Five former Colorado police officers and paramedics will stand trial for the death of a young massage therapist, accosted by law enforcement on his way home from the store in 2019. A judge has ruled there was ample evidence on the side of the prosecution to proceed with criminal charges despite an earlier judge saying there was not.
On Monday, July 18, Judge Priscilla Loew from the 17th Judicial District ruled that Nathan Woodyard, Randy Roedema, and Jason Rosenblatt from the Aurora Police Department, as well as Peter Cichuniec and Jeremy Cooper from the town’s emergency response, should be tried in court on a combined 32 counts for their involvement with Elijah McClain’s death in August of 2019, EMS1 reports.
All men were previously indicted by a grand jury in September of 2021, but never went to trial after an Arapahoe County judge found the evidence against them would not hold up in court.
Upon reviewing thousands of pages of testimony and evidence, Loew declared the case should go forward.
The judge wrote in her order, “After reviewing the grand jury materials, the court finds, when viewing the evidence in the light most favorable to the people and with all inferences in favor of the prosecution, there is sufficient evidence to establish probable cause for each of the counts listed in the grand jury indictment filed with the court on Sept. 1.”
The men are scheduled for an in-person arraignment in court on Friday, Aug. 12, almost three years after McClain’s premature demise, court documents state.
On Aug. 24, 2019, the 23-year-old, who suffered from a blood circulation disorder, was returning home from shopping at a local convenience store for a bottle of ice tea. Someone reported that a person who looked sketchy was walking in the neighborhood, and when police responded, they believed McClain, who was wearing a ski mask, was their suspect.
Woodyard, Roedema, and Rosenblatt confronted McClain around 10:30 p.m. with questions about being out, and he nervously answered telling them he had no gun and wanted his personal space. The incident was captured on their bodycams.

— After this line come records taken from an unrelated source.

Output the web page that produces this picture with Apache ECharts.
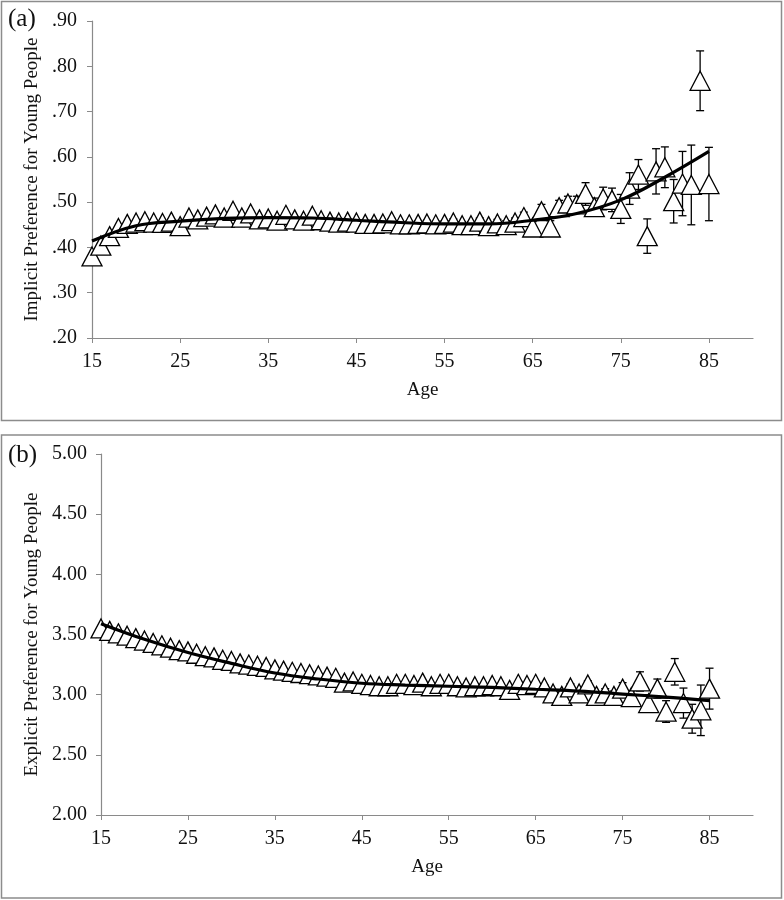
<!DOCTYPE html>
<html>
<head>
<meta charset="utf-8">
<script src="https://cdn.jsdelivr.net/npm/echarts@6/dist/echarts.min.js"></script>
<style>
html,body{margin:0;padding:0;background:#fff;}
#c{width:784px;height:900px;}
</style>
</head>
<body>
<div id="c"></div>
<script>
// ---- Data ----
const ages = [15,16,17,18,19,20,21,22,23,24,25,26,27,28,29,30,31,32,33,34,35,36,37,38,39,40,41,42,43,44,45,46,47,48,49,50,51,52,53,54,55,56,57,58,59,60,61,62,63,64,65,66,67,68,69,70,71,72,73,74,75,76,77,78,79,80,81,82,83,84,85];

// Panel (a): implicit preference
const implicitMean = [0.380,0.404,0.425,0.443,0.452,0.455,0.458,0.455,0.454,0.457,0.447,0.466,0.462,0.468,0.473,0.466,0.481,0.466,0.475,0.462,0.464,0.459,0.472,0.462,0.459,0.470,0.460,0.457,0.455,0.457,0.455,0.452,0.452,0.453,0.458,0.451,0.451,0.452,0.453,0.451,0.452,0.455,0.449,0.449,0.457,0.447,0.453,0.449,0.455,0.467,0.444,0.480,0.444,0.489,0.497,0.495,0.518,0.489,0.508,0.505,0.485,0.530,0.561,0.425,0.568,0.577,0.502,0.541,0.538,0.768,0.540];
const implicitErr = [0.005,0.005,0.005,0.005,0.005,0.005,0.005,0.005,0.005,0.005,0.005,0.005,0.005,0.005,0.005,0.005,0.005,0.005,0.005,0.005,0.005,0.005,0.005,0.005,0.005,0.005,0.005,0.005,0.006,0.006,0.006,0.006,0.006,0.006,0.006,0.006,0.007,0.007,0.007,0.007,0.007,0.008,0.008,0.008,0.008,0.009,0.009,0.010,0.010,0.011,0.013,0.015,0.015,0.015,0.016,0.018,0.025,0.020,0.025,0.026,0.032,0.035,0.033,0.038,0.050,0.045,0.048,0.071,0.088,0.066,0.081];
const implicitTrendAges = [15,20,25,30,35,40,45,50,55,60,65,70,75,80,85];
const implicitTrend = [0.414,0.448,0.458,0.464,0.466,0.465,0.460,0.455,0.452,0.452,0.460,0.475,0.505,0.555,0.612];

// Panel (b): explicit preference
const explicitMean = [3.55,3.53,3.51,3.49,3.47,3.45,3.43,3.41,3.39,3.37,3.36,3.34,3.32,3.31,3.29,3.28,3.26,3.25,3.24,3.23,3.21,3.20,3.19,3.18,3.17,3.16,3.15,3.14,3.10,3.11,3.09,3.08,3.07,3.07,3.09,3.09,3.08,3.10,3.07,3.09,3.09,3.07,3.06,3.07,3.07,3.08,3.07,3.04,3.09,3.08,3.09,3.06,3.01,2.99,3.06,3.01,3.085,2.99,3.01,2.99,3.05,2.98,3.11,2.93,3.05,2.86,3.19,2.93,2.80,2.87,3.05];
const explicitErr = [0.01,0.01,0.01,0.01,0.01,0.01,0.01,0.01,0.01,0.01,0.01,0.01,0.01,0.01,0.01,0.01,0.01,0.01,0.01,0.01,0.01,0.01,0.01,0.01,0.01,0.01,0.01,0.01,0.01,0.01,0.01,0.01,0.01,0.01,0.01,0.01,0.01,0.01,0.01,0.01,0.01,0.01,0.01,0.015,0.015,0.015,0.015,0.015,0.015,0.02,0.02,0.02,0.02,0.03,0.03,0.03,0.03,0.03,0.04,0.04,0.05,0.05,0.08,0.07,0.08,0.09,0.11,0.125,0.12,0.21,0.17];
const explicitTrendAges = [15,20,25,30,35,40,45,50,55,60,65,70,75,80,85];
const explicitTrend = [3.59,3.46,3.35,3.26,3.18,3.13,3.095,3.08,3.07,3.06,3.045,3.03,3.005,2.98,2.95];

const xTicks = [15,25,35,45,55,65,75,85];

// ---- Build ----
const FONT = 'Liberation Serif';
const zip = (xs, ys) => xs.map((x, i) => [x, ys[i]]);
const errData = (m, e) => ages.map((a, i) => [a, m[i] - e[i], m[i] + e[i]]);

function errRender(params, api) {
  const x = api.value(0);
  const lo = api.coord([x, api.value(1)]);
  const hi = api.coord([x, api.value(2)]);
  const w = 4;
  const st = { stroke: '#000', lineWidth: 1.3 };
  return {
    type: 'group',
    children: [
      { type: 'line', shape: { x1: hi[0], y1: hi[1], x2: lo[0], y2: lo[1] }, style: st },
      { type: 'line', shape: { x1: hi[0] - w, y1: hi[1], x2: hi[0] + w, y2: hi[1] }, style: st },
      { type: 'line', shape: { x1: lo[0] - w, y1: lo[1], x2: lo[0] + w, y2: lo[1] }, style: st }
    ]
  };
}

const axisLineStyle = { lineStyle: { color: '#8a8a8a', width: 1.2 } };
const labelStyle = { fontFamily: FONT, fontSize: 20, color: '#111' };
const nameStyle = { fontFamily: FONT, fontSize: 19, color: '#111' };

function xAxis(gi) {
  return {
    type: 'value', gridIndex: gi, min: 15, max: 90, interval: 10,
    name: 'Age', nameLocation: 'middle', nameGap: 43,
    nameTextStyle: nameStyle,
    axisLine: axisLineStyle,
    axisTick: { show: true, length: 5, lineStyle: { color: '#8a8a8a' }, customValues: xTicks },
    axisLabel: Object.assign({ margin: 14, customValues: xTicks }, labelStyle),
    splitLine: { show: false }
  };
}

const option = {
  animation: false,
  backgroundColor: '#fff',
  title: [
    { text: '(a)', left: 3, top: 2, textStyle: { fontFamily: FONT, fontSize: 25, fontWeight: 'normal', color: '#111' } },
    { text: '(b)', left: 3, top: 438, textStyle: { fontFamily: FONT, fontSize: 25, fontWeight: 'normal', color: '#111' } }
  ],
  graphic: [
    { type: 'rect', shape: { x: 1.5, y: 1.5, width: 780, height: 419 }, style: { fill: 'none', stroke: '#8c8c8c', lineWidth: 1.5 }, z: -1 },
    { type: 'rect', shape: { x: 1.5, y: 435, width: 780, height: 463 }, style: { fill: 'none', stroke: '#8c8c8c', lineWidth: 1.5 }, z: -1 }
  ],
  grid: [
    { left: 92, top: 21, width: 661, height: 317 },
    { left: 101, top: 454, width: 652, height: 361 }
  ],
  xAxis: [xAxis(0), xAxis(1)],
  yAxis: [
    {
      type: 'value', gridIndex: 0, min: 0.2, max: 0.9, interval: 0.1,
      name: 'Implicit Preference for Young People', nameLocation: 'middle', nameGap: 47,
      nameTextStyle: nameStyle,
      axisLine: Object.assign({ show: true }, axisLineStyle),
      axisTick: { show: true, length: 5, lineStyle: { color: '#8a8a8a' } },
      axisLabel: Object.assign({ margin: 15, formatter: v => v.toFixed(2).replace(/^0\./, '.') }, labelStyle),
      splitLine: { show: false }
    },
    {
      type: 'value', gridIndex: 1, min: 2, max: 5, interval: 0.5,
      name: 'Explicit Preference for Young People', nameLocation: 'middle', nameGap: 57,
      nameTextStyle: nameStyle,
      axisLine: Object.assign({ show: true }, axisLineStyle),
      axisTick: { show: true, length: 5, lineStyle: { color: '#8a8a8a' } },
      axisLabel: Object.assign({ margin: 14, formatter: v => v.toFixed(2) }, labelStyle),
      splitLine: { show: false }
    }
  ],
  series: [
    { type: 'custom', xAxisIndex: 0, yAxisIndex: 0, renderItem: errRender, data: errData(implicitMean, implicitErr), z: 1, encode: { x: 0, y: [1, 2] } },
    { type: 'scatter', xAxisIndex: 0, yAxisIndex: 0, data: zip(ages, implicitMean), symbol: 'triangle', symbolSize: [20, 19],
      itemStyle: { color: '#fff', borderColor: '#000', borderWidth: 1.3, opacity: 1 }, z: 2 },
    { type: 'line', xAxisIndex: 0, yAxisIndex: 0, data: zip(implicitTrendAges, implicitTrend), smooth: 0.4, showSymbol: false,
      lineStyle: { color: '#000', width: 3.2 }, z: 3 },

    { type: 'custom', xAxisIndex: 1, yAxisIndex: 1, renderItem: errRender, data: errData(explicitMean, explicitErr), z: 1, encode: { x: 0, y: [1, 2] } },
    { type: 'scatter', xAxisIndex: 1, yAxisIndex: 1, data: zip(ages, explicitMean), symbol: 'triangle', symbolSize: [20, 19],
      itemStyle: { color: '#fff', borderColor: '#000', borderWidth: 1.3, opacity: 1 }, z: 2 },
    { type: 'line', xAxisIndex: 1, yAxisIndex: 1, data: zip(explicitTrendAges, explicitTrend), smooth: 0.4, showSymbol: false,
      lineStyle: { color: '#000', width: 3.2 }, z: 3 }
  ]
};

const chart = echarts.init(document.getElementById('c'), null, { renderer: 'canvas' });
chart.setOption(option);
</script>
</body>
</html>
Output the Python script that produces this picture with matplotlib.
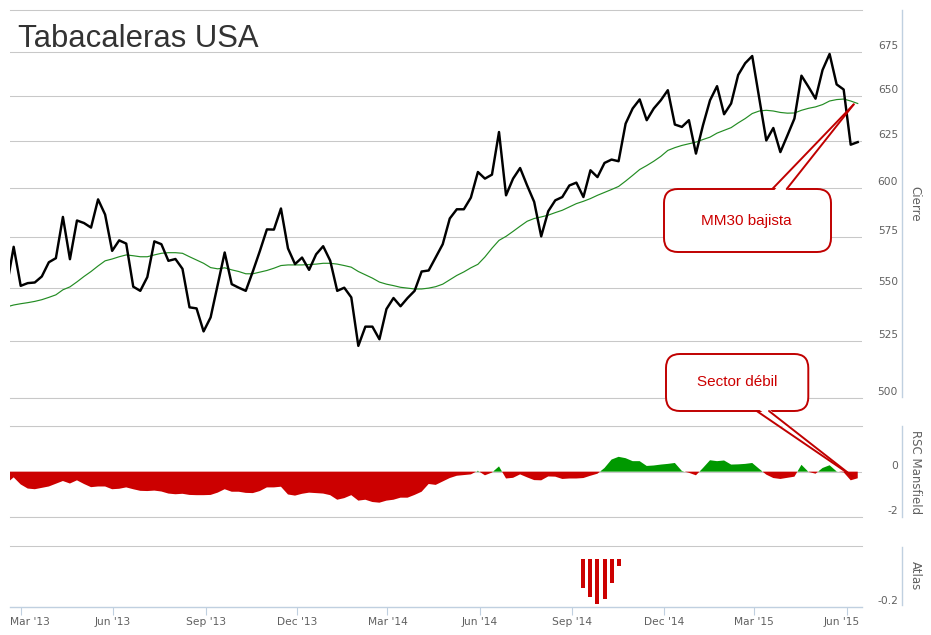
import matplotlib
matplotlib.use('Agg')
import matplotlib.pyplot as plt
import matplotlib.transforms as mtrans
from matplotlib.patches import FancyBboxPatch, Polygon
from matplotlib.lines import Line2D
from matplotlib.ticker import FixedLocator, NullLocator, NullFormatter
import numpy as np
import pandas as pd
from datetime import datetime, timedelta

# ---------------- data (weekly) ----------------
dates = pd.date_range('2013-02-15', periods=122, freq='7D')

close = [550.3,
         570.0, 551.0, 552.3, 552.6, 555.5, 562.4, 564.4, 585.0, 563.9, 583.2,
         581.9, 579.6, 594.0, 586.2, 568.0, 573.2, 571.6, 550.6, 548.6, 555.2,
         572.7, 571.3, 563.1, 564.0, 559.2, 540.8, 540.3, 529.6, 536.1, 551.4,
         567.2, 551.8, 550.1, 548.6, 557.9, 567.9, 578.7, 578.6, 589.3, 569.2,
         561.5, 564.7, 558.7, 566.3, 570.3, 563.2, 548.6, 550.1, 545.5, 523.0,
         531.8, 531.8, 526.0, 540.0, 545.2, 541.3, 545.2, 548.6, 557.9, 558.4,
         564.8, 571.3, 584.2, 588.9, 588.9, 594.9, 608.3, 604.8, 606.9, 629.8,
         596.1, 604.8, 610.4, 601.2, 592.7, 575.2, 587.9, 593.5, 595.2, 601.2,
         602.7, 595.2, 609.2, 605.6, 613.1, 614.9, 614.0, 634.4, 642.8, 647.9,
         636.3, 642.8, 647.4, 653.1, 633.9, 632.6, 636.3, 618.1, 633.5, 647.4,
         655.4, 639.6, 645.6, 661.8, 668.6, 672.8, 648.5, 625.2, 632.0, 618.9,
         627.9, 637.2, 661.4, 655.0, 648.3, 664.7, 674.0, 656.4, 653.5, 622.9,
         624.3]

mm30 = [541.0,
        541.9, 542.5, 543.0, 543.6, 544.4, 545.5, 546.7, 549.1, 550.5, 552.9,
        555.5, 557.9, 560.6, 563.1, 564.0, 565.1, 566.0, 565.6, 565.1, 565.1,
        566.0, 566.8, 567.1, 567.1, 566.8, 565.1, 563.5, 561.9, 559.8, 559.2,
        559.7, 558.7, 557.9, 556.8, 556.8, 557.6, 558.4, 559.5, 560.8, 561.1,
        561.1, 561.1, 561.3, 561.5, 561.9, 561.9, 561.5, 560.8, 560.0, 557.9,
        556.3, 554.7, 552.8, 551.8, 551.1, 550.3, 549.9, 549.5, 549.5, 549.9,
        550.6, 551.8, 553.9, 556.0, 557.7, 559.7, 561.4, 565.0, 569.3, 573.2,
        575.2, 577.7, 580.3, 582.8, 584.2, 585.0, 585.9, 587.2, 588.4, 590.1,
        591.8, 593.0, 594.4, 596.1, 597.6, 599.1, 600.7, 603.5, 606.5, 609.6,
        611.7, 614.0, 616.6, 619.8, 621.3, 622.5, 623.4, 624.3, 625.7, 627.0,
        629.2, 630.7, 632.2, 634.8, 637.2, 640.0, 641.4, 641.8, 641.4, 640.6,
        640.2, 640.3, 641.8, 642.9, 643.7, 645.0, 647.0, 647.8, 648.1, 647.0,
        645.6]

rsc = [-0.51,
       -0.25, -0.56, -0.74, -0.77, -0.71, -0.65, -0.53, -0.41, -0.52, -0.38,
       -0.54, -0.68, -0.65, -0.65, -0.77, -0.75, -0.69, -0.77, -0.84, -0.85,
       -0.83, -0.87, -0.96, -0.99, -0.97, -1.02, -1.03, -1.03, -1.02, -0.92,
       -0.77, -0.88, -0.88, -0.93, -0.94, -0.85, -0.69, -0.69, -0.66, -1.00,
       -1.05, -0.97, -0.92, -0.94, -0.96, -1.03, -1.23, -1.16, -1.03, -1.27,
       -1.23, -1.33, -1.36, -1.27, -1.23, -1.14, -1.14, -1.02, -0.88, -0.54,
       -0.58, -0.43, -0.28, -0.18, -0.15, -0.12, 0.04, -0.16, -0.04, 0.23,
       -0.30, -0.27, -0.12, -0.25, -0.37, -0.38, -0.21, -0.22, -0.32, -0.30,
       -0.30, -0.28, -0.18, -0.09, 0.16, 0.53, 0.65, 0.59, 0.46, 0.46,
       0.25, 0.27, 0.31, 0.34, 0.38, 0.03, -0.05, -0.16, 0.16, 0.50,
       0.46, 0.49, 0.31, 0.32, 0.34, 0.38, 0.12, -0.13, -0.28, -0.32,
       -0.27, -0.22, 0.30, -0.01, -0.09, 0.16, 0.28, 0.01, -0.03, -0.38,
       -0.29]

atlas_dates = pd.date_range('2014-09-12', periods=6, freq='7D')
atlas_vals = [-0.122, -0.160, -0.189, -0.169, -0.101, -0.028]

price_ticks = [500, 525, 550, 575, 600, 625, 650, 675]
rsc_ticks = [0, -2]
rsc_labels = ['0', '-2']
atlas_ticks = [-0.2]
atlas_labels = ['-0.2']
xtick_dates = [datetime(2013, 3, 1), datetime(2013, 6, 1), datetime(2013, 9, 1),
               datetime(2013, 12, 1), datetime(2014, 3, 1), datetime(2014, 6, 1),
               datetime(2014, 9, 1), datetime(2014, 12, 1), datetime(2015, 3, 1),
               datetime(2015, 6, 1)]
xtick_labels = ["Mar '13", "Jun '13", "Sep '13", "Dec '13", "Mar '14",
                "Jun '14", "Sep '14", "Dec '14", "Mar '15", "Jun '15"]

close = np.array(close)
mm30 = np.array(mm30)
rsc = np.array(rsc)

# ---------------- figure ----------------
W, H = 931, 635
fig = plt.figure(figsize=(W / 100, H / 100), dpi=100)
fig.patch.set_facecolor('white')

GRID = '#C8C8C8'
AXIS = '#C0D0E0'
LABEL = '#606060'
RED = '#CC0000'
GREEN = '#009900'
TICKFS = 7.7


def px_axes(x0, y0, x1, y1):
    return fig.add_axes([x0 / W, 1 - y1 / H, (x1 - x0) / W, (y1 - y0) / H])


ax = px_axes(10, 10.4, 862, 397.6)
ax_rsc = px_axes(10, 426, 862, 517.3)
ax_atl = px_axes(10, 545.7, 862, 606.7)

xmin = datetime(2013, 2, 18, 8, 24)
xmax = xmin + timedelta(days=847.9)

for a in (ax, ax_rsc, ax_atl):
    a.set_xlim(xmin, xmax)
    a.set_facecolor('none')
    for s in ('left', 'right'):
        a.spines[s].set_visible(False)
    a.set_axisbelow(True)
    a.tick_params(axis='y', left=False, right=False, labelleft=False, labelright=False)

for a in (ax, ax_rsc):
    a.tick_params(axis='x', bottom=False, labelbottom=False)
    a.set_xticks(xtick_dates)
    a.xaxis.set_major_formatter(NullFormatter())
    for s in ('top', 'bottom'):
        a.spines[s].set_color(GRID)
        a.spines[s].set_linewidth(0.75)


def right_labels(a, vals, labels):
    tr = mtrans.blended_transform_factory(a.transAxes, a.transData) + \
        mtrans.ScaledTranslation(0, 0.06, fig.dpi_scale_trans)
    xr = 1 + 36.0 / 852.0
    for v, l in zip(vals, labels):
        a.text(xr, v, l, transform=tr, ha='right', va='center',
               fontsize=TICKFS, color=LABEL, family='DejaVu Sans')


# ---- main price panel ----
ax.set_yscale('log')
ax.set_ylim(500, 700)
ax.yaxis.set_major_locator(FixedLocator(price_ticks))
ax.yaxis.set_minor_locator(NullLocator())
ax.yaxis.set_major_formatter(NullFormatter())
ax.yaxis.set_minor_formatter(NullFormatter())
ax.grid(axis='y', color=GRID, lw=0.75)
ax.plot(dates, mm30, color='#238C23', lw=0.85, zorder=3)
ax.plot(dates, close, color='black', lw=1.75, zorder=4)
right_labels(ax, price_ticks, [str(v) for v in price_ticks])

# ---- RSC Mansfield panel ----
ax_rsc.set_ylim(-2, 2)
ax_rsc.set_yticks([-2, 0, 2])
ax_rsc.yaxis.set_major_formatter(NullFormatter())
ax_rsc.grid(axis='y', color=GRID, lw=0.75)
ax_rsc.fill_between(dates, rsc, 0, where=rsc >= 0, interpolate=True,
                    color=GREEN, lw=0, zorder=3)
ax_rsc.fill_between(dates, rsc, 0, where=rsc <= 0, interpolate=True,
                    color=RED, lw=0, zorder=3)
right_labels(ax_rsc, rsc_ticks, rsc_labels)

# ---- Atlas panel ----
ax_atl.set_ylim(-0.2, 0.0574)
ax_atl.set_yticks([])
ax_atl.spines['top'].set_color(GRID)
ax_atl.spines['top'].set_linewidth(0.75)
ax_atl.spines['bottom'].set_color(AXIS)
ax_atl.spines['bottom'].set_linewidth(1.0)
ax_atl.bar(atlas_dates, atlas_vals, width=4.0, color=RED, lw=0, zorder=3)
right_labels(ax_atl, atlas_ticks, atlas_labels)

ax_atl.set_xticks(xtick_dates)
ax_atl.set_xticklabels(xtick_labels)
ax_atl.tick_params(axis='x', direction='out', length=5.8, width=0.8, color=AXIS,
                   labelcolor=LABEL, labelsize=TICKFS, pad=1.8)
lbls = ax_atl.get_xticklabels()
lbls[0].set_transform(lbls[0].get_transform() +
                      mtrans.ScaledTranslation(0.093, 0, fig.dpi_scale_trans))
lbls[-1].set_transform(lbls[-1].get_transform() +
                       mtrans.ScaledTranslation(-0.047, 0, fig.dpi_scale_trans))

# ---- right axis lines and titles ----
for y0, y1 in ((10, 397), (426, 517), (547, 605)):
    fig.add_artist(Line2D([901.7 / W, 901.7 / W], [1 - y0 / H, 1 - y1 / H],
                          transform=fig.transFigure, color=AXIS, lw=1.0))
for txt, yc in (('Cierre', 203.5), ('RSC Mansfield', 471.7), ('Atlas', 575.8)):
    fig.text(915 / W, 1 - yc / H, txt, rotation=270, ha='center', va='center',
             color=LABEL, fontsize=8.5, family='DejaVu Sans')

# ---- title ----
fig.text(18.3 / W, 1 - 46.7 / H, 'Tabacaleras USA', fontsize=22.3,
         family='Liberation Sans', color='#333333', ha='left', va='baseline')

# ---- callout annotations (overlay in pixel space) ----
ov = fig.add_axes([0, 0, 1, 1])
ov.set_xlim(0, W)
ov.set_ylim(H, 0)
ov.axis('off')
ov.patch.set_alpha(0)
ov.set_zorder(10)

EDGE = '#C00000'


def callout(x0, y0, x1, y1, ba, bb, by, tip, text, txy, inward):
    box = FancyBboxPatch((x0, y0), x1 - x0, y1 - y0,
                         boxstyle='round,pad=0,rounding_size=14',
                         facecolor='white', edgecolor=EDGE, lw=1.4, zorder=1)
    ov.add_patch(box)
    wedge = Polygon([(ba + 0.8, by + inward), (bb - 0.8, by + inward), tip],
                    closed=True, facecolor='white', edgecolor='none', zorder=2)
    ov.add_patch(wedge)
    ov.plot([ba, tip[0]], [by, tip[1]], color=EDGE, lw=1.4, zorder=3,
            solid_capstyle='round')
    ov.plot([bb, tip[0]], [by, tip[1]], color=EDGE, lw=1.4, zorder=3,
            solid_capstyle='round')
    ov.text(txy[0], txy[1], text, ha='center', va='center', color=RED,
            fontsize=11, family='Liberation Sans', zorder=4)


# tips point at the data via data transforms
def data_to_px(a, x, y):
    d = a.transData.transform((matplotlib.dates.date2num(x), y))
    return (d[0], H - d[1])


tip_mm = data_to_px(ax, datetime(2015, 6, 8), mm30[-1] - 0.5)
tip_rsc = data_to_px(ax_rsc, datetime(2015, 6, 7), -0.21)

callout(664, 189, 831, 252, 772.3, 786.7, 189, tip_mm, 'MM30 bajista',
        (746.5, 220.5), 2.5)
callout(666, 354, 808.3, 411, 756.7, 769, 411, tip_rsc, 'Sector débil',
        (737, 382.5), -2.5)

fig.savefig('out.png', dpi=100, facecolor='white')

“I am an introvert, please respect the boundaries that I am speaking. Leave me alone,” McClain is heard saying on their footage.
Unhappy with his answers, the interaction escalated. One officer even threatened to sic his dog on McClain if he did not comply with their demands, despite him not committing any crime. His resistance resulted in the cops using two illegal carotid chokeholds on McClain twice as they tried to subdue him. The young man passed out but regained consciousness briefly before vomiting.
Cichuniec and Cooper, two paramedics, arrived on the scene and quickly assessed the situation. It took about 15 minutes for them to decide their course of action. In their speed, they misdiagnosed him with “excited delirium,” and injected the 143-pound man with 500 mg of ketamine — a dose that would have been excessive for a 200-pound person.
As a result, McClain lost his pulse, stopped breathing, and went into cardiac arrest. After being taken to the hospital, he lay in a coma for four days before a physician declared him brain dead.
In November 2021, the McClain family arrived at a historic $15 million settlement with the city of Aurora after filing a civil rights lawsuit over McClain’s arrest that demonstrated excessive force which led to his untimely death. Records show this was the highest settlement the Aurora police department had ever established with anyone.
Still, the family wants all five individuals to face criminal charges, including manslaughter and criminally negligent homicide.
Loew’s decision gives to Sheheen McClain, the mother of the deceased, and her relatives hope that these men will serve time for what they did. The family’s attorney, Iris Halpern stated accountability is important, as their actions impacted more than just the life now lost because of them.
“We’ve been standing by the family throughout the case and the pain they’ve suffered,” she told ABC News. “These are real humans with loved ones and this issue impacts not only the victim but those around them in the aftermath.”
Both the Aurora Police Department and the city’s EMS declined to comment on the judge’s decision.